Group proposes visitor, interpretive center for Upper St. Anthony Falls Lock and Dam
Friends of the Lock and Dam, a new civic organization, is proposing that the Upper St. Anthony Falls Lock and Dam, which was closed to navigation last year, be developed into a world-class visitor and interpretive center, according to a press release.
However, this vision is threatened by a proposal to put a hydroelectric plant at the site.
The FERC environmental review of the Crown Hydro proposal is open to public comment until Nov. 2.
The Upper St. Anthony Falls Lock and Dam is nestled in the Minneapolis riverfront area, adjacent to the iconic Stone Arch Bridge, and in the middle of an 800-acre stretch of the Mississippi designated as a National Register Historic District. In 1988, it became part of the Mississippi National River and Recreation Area, a unit of the National Park Service. Over the past 20 years, the surrounding area has seen more than $2 billion in public and private development.
According to the release, Crown Hydro has made multiple proposals since the mid ‘90s to construct a power plant on or near the site. In 2005, after a failed attempt to obtain a license, Crown Hydro “unsuccessfully sought FERC’s help to take the parkland by eminent domain.”
These proposals have been strongly opposed by the City of Minneapolis, the National Park Service and the Minneapolis Park and Recreation Board, as well as hundreds of neighborhood residents. Many are concerned about losing historic and cultural values, preclusion of public recreation and river access, and noise and vibration impacts from the plant’s industrial operations.

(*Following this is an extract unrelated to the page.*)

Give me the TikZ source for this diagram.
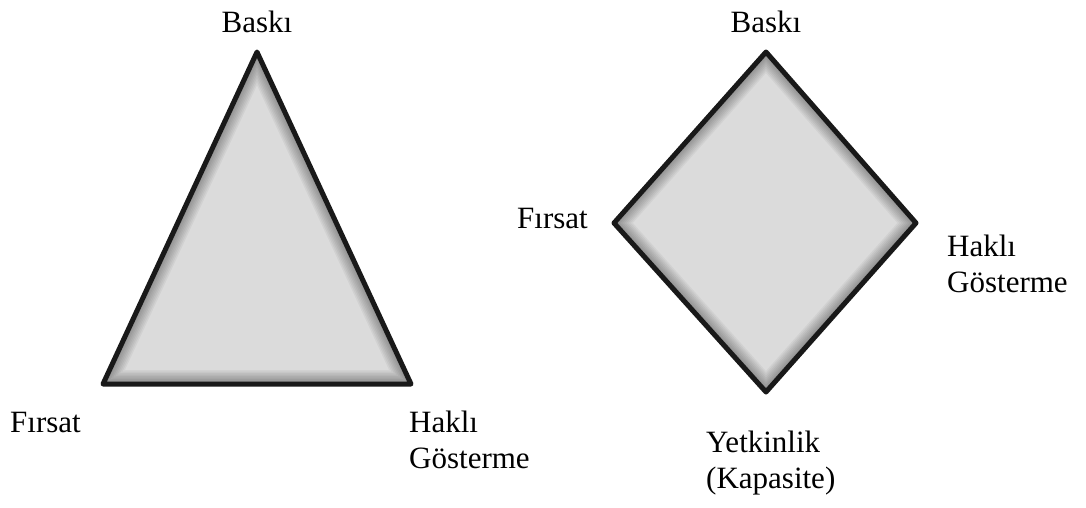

Friends of the Lock and Dam was formed “to create a community-focused initiative to explore public uses of the Upper St. Anthony Falls Lock and Dam, and to ensure that the proposed hydroelectric plant does not preempt future uses for the site,” the release said.
The group is asking FERC to order a full environmental impact statement before further consideration of the Crown Hydro proposal, or to deny it outright as inconsistent with the broader environmental and public benefit requirements for a FERC license.